In the wake of these events, the Obama administration’s June 13 announcement that it would offer material support to the Syrian opposition was hardly welcome news to Syrian Christians. The administration insisted it would support only the Free Syrian Army and other officially secular forces, not the Islamist militias. But it is increasingly difficult to do the one thing without also doing the other. The Free Syrian Army claims to represent all Syrians, and its leaders have condemned the desecration of churches, the kidnapping of Bishops Ibrahim and Yazigi, and the murder of Murad. Yet they have also continued to coordinate their campaign against the Assad regime with Islamist militias. Indeed, while occasional skirmishes have broken out between the Free Syrian Army and the jihadis, the two groups are nevertheless allies, with open lines of communication, agreements on territorial control, and joint campaigns against the regime’s forces. In its eagerness to defeat Assad—and in response to the financial support of radical Sunni Gulf states—the Free Syrian Army has worked hand in hand with jihadis.

The administration’s announcement that it would support the Syrian opposition also came just before the popular uprising in Egypt that led to the overthrow of Mohamed Morsi. A vocal supporter of the Islamist elements in the Syrian opposition, Morsi had cut off diplomatic relations with Assad’s government. He also favored Islamist elements within Egypt, and tolerated a series of Islamist attacks on Christians, including a bloody siege of St. Mark’s cathedral in Cairo on April 7. If Egyptian Christians had once marched alongside Muslims to demand the resignation of Hosni Mubarak, they now bitterly regretted that Mubarak’s overthrow had led to an increasingly Islamist state. It was no surprise, then, that the Egyptian Christian community overwhelmingly supported the July 3 coup that put General Sisi in charge of the country.

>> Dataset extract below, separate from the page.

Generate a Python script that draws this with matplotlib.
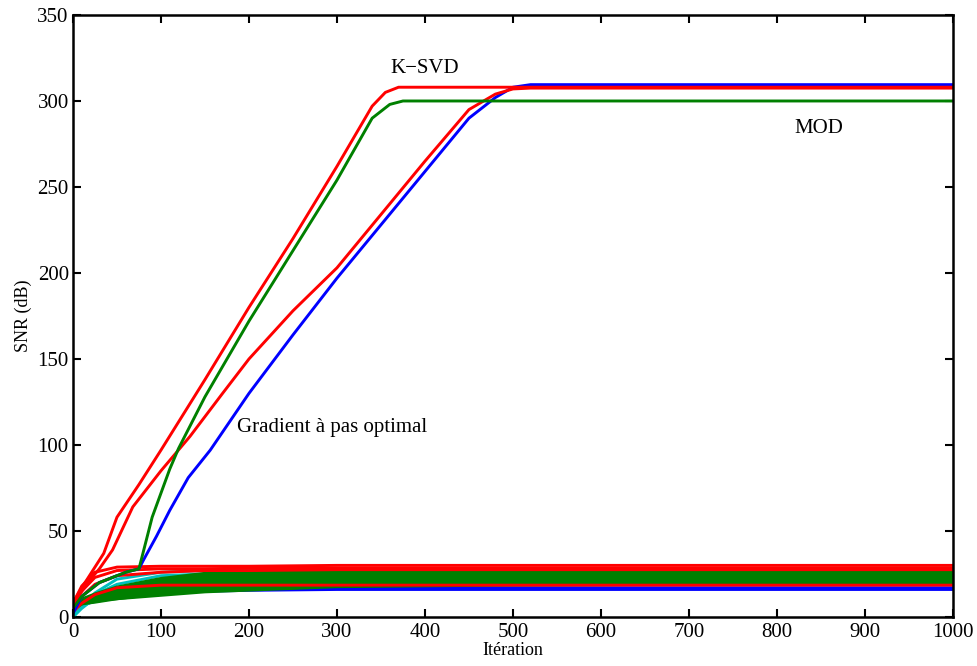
import matplotlib
matplotlib.use("Agg")
import matplotlib.pyplot as plt

plt.rcParams['font.family'] = ['Liberation Serif', 'DejaVu Serif']

# main curves (iteration, SNR dB)
ksvd_red_x = [0, 10, 20, 35, 50, 75, 100, 150, 200, 250, 300, 340, 355, 370, 400, 1000]
ksvd_red_y = [8, 17, 25, 37, 58, 77, 97, 138, 180, 220, 262, 297, 305, 308, 308, 308]

ksvd_green_x = [0, 10, 30, 60, 75, 80, 90, 100, 110, 120, 130, 150, 200, 250, 300, 340, 360, 375, 1000]
ksvd_green_y = [5, 12, 20, 26, 28, 38, 58, 72, 86, 98, 108, 128, 172, 213, 254, 290, 298, 300, 300]

mod_red_x = [0, 10, 20, 30, 45, 68, 100, 133, 170, 200, 250, 300, 350, 400, 450, 480, 500, 520, 1000]
mod_red_y = [8, 15, 22, 28, 39, 64, 85, 105, 130, 150, 178, 203, 234, 265, 295, 304, 307, 307.5, 307.5]

grad_blue_x = [0, 10, 30, 60, 75, 80, 95, 110, 131, 156, 200, 250, 300, 350, 400, 450, 480, 500, 520, 1000]
grad_blue_y = [2, 12, 20, 26, 28, 33, 47, 62, 81, 97, 130, 164, 197, 228, 259, 290, 302, 308, 309.5, 309.5]

# low SNR bundle, common iteration grid
bundle_x = [0, 10, 25, 50, 100, 150, 200, 300, 500, 1000]

bundle_blue = [
    [4, 8, 10, 12, 15, 16, 16.5, 17, 17, 17],
    [3, 7, 9, 11, 14, 15, 15.5, 16, 16, 16],
    [4, 9, 12, 15, 18, 19, 19, 19, 19, 19],
]
bundle_cyan = [
    [0, 6, 14, 22, 26, 27, 27, 27, 27, 27],
    [1, 7, 13, 19, 24, 25, 26, 26, 26, 26],
    [0, 5, 11, 17, 22, 24, 25, 25, 25, 25],
    [2, 7, 12, 16, 21, 23, 24, 24, 24, 24],
    [1, 6, 10, 14, 19, 21, 22, 23, 23, 23],
]
bundle_green = [
    [5, 10, 13, 17, 22, 25, 26, 27, 27.5, 28],
    [5, 9, 12, 16, 21, 24, 25, 26, 26.5, 27],
    [6, 10, 12, 15, 20, 22, 24, 25, 25.5, 26],
    [5, 9, 11, 14, 18, 21, 22, 23, 24, 25],
    [5, 9, 11, 13, 17, 19, 21, 22, 23, 24],
    [6, 9, 11, 13, 16, 18, 19, 21, 22, 23],
    [6, 9, 10, 12, 15, 17, 18, 20, 21, 22],
    [5, 8, 10, 11, 14, 16, 17, 19, 20, 21],
    [5, 8, 9, 11, 13, 15, 16, 18, 19, 20],
]
bundle_red = [
    [8, 18, 26, 29, 29.5, 29.5, 29.5, 30, 30, 30],
    [6, 15, 23, 27, 28, 28, 28.5, 28.5, 28.5, 28.5],
    [5, 12, 19, 24, 26, 27, 27, 27.5, 27.5, 27.5],
    [3, 8, 13, 17, 18.5, 18.5, 18.5, 18.5, 18.5, 18.5],
]

fig = plt.figure(figsize=(9.78, 6.66), dpi=100)
ax = fig.add_axes([0.0746, 0.0736, 0.8998, 0.9039])

lw = 2.1
for y in bundle_blue:
    ax.plot(bundle_x, y, color='blue', lw=lw)
for y in bundle_cyan:
    ax.plot(bundle_x, y, color='c', lw=lw)
for y in bundle_green:
    ax.plot(bundle_x, y, color='green', lw=lw + 1)
for y in bundle_red:
    ax.plot(bundle_x, y, color='red', lw=lw)

ax.plot(grad_blue_x, grad_blue_y, color='blue', lw=lw)
ax.plot(mod_red_x, mod_red_y, color='red', lw=lw)
ax.plot(ksvd_green_x, ksvd_green_y, color='green', lw=lw)
ax.plot(ksvd_red_x, ksvd_red_y, color='red', lw=lw)

ax.text(400, 319, 'K\u2212SVD', fontsize=15, ha='center', va='center')
ax.text(847, 284, 'MOD', fontsize=15, ha='center', va='center')
ax.text(186, 110, 'Gradient à pas optimal', fontsize=15, ha='left', va='center')

ax.set_xlim(0, 1000)
ax.set_ylim(0, 350)
ax.set_xticks(range(0, 1001, 100))
ax.set_yticks(range(0, 351, 50))
ax.tick_params(direction='in', length=6, width=1.5, labelsize=15,
               top=True, right=True)
ax.tick_params(axis='x', pad=4)
ax.tick_params(axis='y', pad=3)
for s in ax.spines.values():
    s.set_linewidth(1.8)
ax.set_xlabel('Itération', fontsize=13, labelpad=0)
ax.set_ylabel('SNR (dB)', fontsize=13, labelpad=4)

fig.savefig('out.png', dpi=100)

In the wake of media reports about the growing reach of jihadis in Syria—on July 2 it was reported that Al Qaeda has set up camps in Syria—the Obama administration has publicly expressed its concern with the rise of Islamists in the Syrian rebellion. Most, though not all, Syrian Christians hope that this concern will lead the White House to reverse course and withdraw its support from the rebels. They increasingly fear that a post-Assad state will be an Islamist state, and there are good reasons for this fear.